Casuística de la soberbia
por Daniel Link para PerfilIgnacio Echavarría suministra un ejemplo del "esperpéntico anecdotario" de persecuciones que sufren hoy los ciudadanos en nombre de los derechos de autor: como una sentencia de 2006 autorizaba a la Sociedad General de Autores y Editores de España a cobrar por la música que se ponía en las celebraciones de boda y otros eventos de este tipo, la SGAE demandó hace unos meses a un salón de bodas de Sevilla por emplear música de sus afiliados sin pagar el canon correspondiente, utilizando como prueba de su denuncia un video de cuatro minutos grabado durante la celebración. Los novios demandaron la SGAE por grabar sin autorización ese video que vulneraba la intimidad del acto, y la entidad fue condenada a pagar 60.000 euros de multa.
Podemos agregar otros casos. Hace unos años, una profesora de literatura muy devota de los derechos de autor retrasó la inclusión de una novela agotadísima en sus programas de trabajo porque sabía que al año siguiente sería reeditada y no quería perjudicar a la editorial que habría de publicarla (el sello de referencia suele cobrar las ediciones que realiza, particularmente a los investigadores universitarios, que pagan con fondos que las universidades públicas proveen). Dicho de otro modo: la profesora (que sabe manejar un mercadito cautivo) modificó sus necesidades pedagógicas para favorecer a una editorial privada.
Un profesor norteamericano pide a su colega argentino que le mande un artículo que piensa recomendar como bibliografía obligatoria, "así me ahorrás el trabajo de escanearlo". El argentino se niega, amparándose en derechos abstractos y mezquinos. Hace unos meses, los sabuesos del capitalismo bloquearon el acceso a las páginas Derrida en Castellano, Nietzsche en Castellano, Heidegger en Castellano. Por fortuna, sus contenidos fueron inmediatamente replicados en servidores extranjeros.
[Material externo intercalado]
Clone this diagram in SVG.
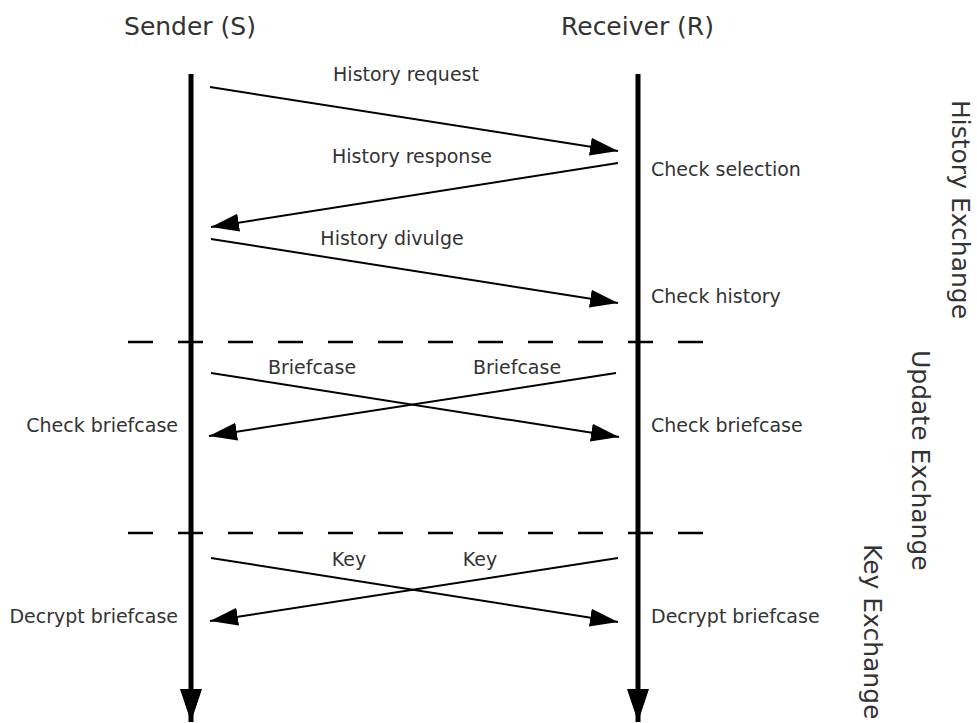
<svg xmlns="http://www.w3.org/2000/svg" width="977" height="723" viewBox="0 0 977 723">
<style>
text{font-family:"DejaVu Sans","Liberation Sans",sans-serif;fill:#333}
.t{font-size:25px;text-anchor:middle}
.m{font-size:19px}
.c{text-anchor:middle}
.e{text-anchor:end}
.v{font-size:25px}
.life{stroke:#000;stroke-width:5;fill:none}
.msg{stroke:#000;stroke-width:2;fill:none}
.sep{stroke:#000;stroke-width:2.5;stroke-dasharray:25 25;fill:none}
</style>
<defs>
<marker id="ah" markerUnits="userSpaceOnUse" markerWidth="28" markerHeight="18" refX="28" refY="9" orient="auto"><path d="M0,0 L28,9 L0,18 z" fill="#000"/></marker>
<marker id="lh" markerUnits="userSpaceOnUse" markerWidth="33" markerHeight="22" refX="33" refY="11" orient="auto"><path d="M0,0 L33,11 L0,22 z" fill="#000"/></marker>
</defs>
<g id="sender">
<text class="t" x="190" y="35">Sender (S)</text>
<line class="life" x1="191" y1="74" x2="191" y2="722" marker-end="url(#lh)"/>
</g>
<g id="receiver">
<text class="t" x="637.5" y="35">Receiver (R)</text>
<line class="life" x1="638" y1="74" x2="638" y2="722" marker-end="url(#lh)"/>
</g>
<g id="separators">
<line class="sep" x1="128" y1="342" x2="705" y2="342"/>
<line class="sep" x1="128" y1="533" x2="705" y2="533"/>
</g>
<g id="connectors">
<line class="msg" x1="210" y1="87" x2="618" y2="151" marker-end="url(#ah)"/>
<line class="msg" x1="618" y1="163" x2="211" y2="227" marker-end="url(#ah)"/>
<line class="msg" x1="211" y1="239" x2="618" y2="303" marker-end="url(#ah)"/>
<line class="msg" x1="211" y1="373" x2="619" y2="437" marker-end="url(#ah)"/>
<line class="msg" x1="616" y1="373" x2="209" y2="436" marker-end="url(#ah)"/>
<line class="msg" x1="211" y1="558" x2="618" y2="622" marker-end="url(#ah)"/>
<line class="msg" x1="618" y1="558" x2="210" y2="621" marker-end="url(#ah)"/>
</g>
<g id="labels">
<text class="m c" x="406" y="81">History request</text>
<text class="m c" x="412" y="163">History response</text>
<text class="m c" x="392" y="245">History divulge</text>
<text class="m" x="651" y="176">Check selection</text>
<text class="m" x="651" y="303">Check history</text>
<text class="m c" x="312" y="374">Briefcase</text>
<text class="m c" x="517" y="374">Briefcase</text>
<text class="m e" x="178" y="432">Check briefcase</text>
<text class="m" x="651" y="432">Check briefcase</text>
<text class="m c" x="349" y="566">Key</text>
<text class="m c" x="480" y="566">Key</text>
<text class="m e" x="178" y="623">Decrypt briefcase</text>
<text class="m" x="651" y="623">Decrypt briefcase</text>
</g>
<g id="phases">
<text class="v" transform="translate(952,100) rotate(90)">History Exchange</text>
<text class="v" transform="translate(912,350) rotate(90)">Update Exchange</text>
<text class="v" transform="translate(864,544) rotate(90)">Key Exchange</text>
</g>
</svg>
La mistificación y fetichización de los autores (y de sus derechos), sin precedentes, que domina nuestro horizonte, corre pareja con una creciente soberbia según la cual el autor es la única fuente de la obra y no debe nada al conjunto de relaciones que constituyen sus condiciones de existencia (ni a las instituciones que le paga salario y le otorga becas). Invirtiendo los torcidos razonamientos de las cámaras y logias de los usureros del concepto, habría que decir que las universidades o los djs no deberían pagar un solo centavo en concepto de derechos, sino cobrar a las editoras un canon por la difusión y promoción de ciertas obras. Después de todo, el docente que recomienda la lectura de un capítulo de tal novelista o crítico está indirectamente promoviendo la compra del libro, como las radios que promocionan los lanzamientos de los discos de las multinacionales.
Que alguien pretenda, en nombre de otra abstracción, el "trabajo", arrogarse derechos de cobro en relación con públicos cautivos y agentes de prensa que cumplen obedientemente sus funciones sin pedir retribución a cambio, sólo puede molestarnos, nunca preocuparnos.
El Mal no puede triunfar y no va a triunfar. Cuanto más paranoicos se vuelvan sus agentes (y cuanto más cínicos se revelen sus aliados, los "autores") más claro quedará qué hay que recomendar que se lea y qué no. Los "convertidos en agentes del orden, en furibundos instructores de legislaciones restrictivas y penalizadoras, en vigilantes celosos, en ávidos controladores, en perseguidores", para usar palabras de Echavarría, que pasen a formar parte del index de aquéllos cuya lectura no promoveremos.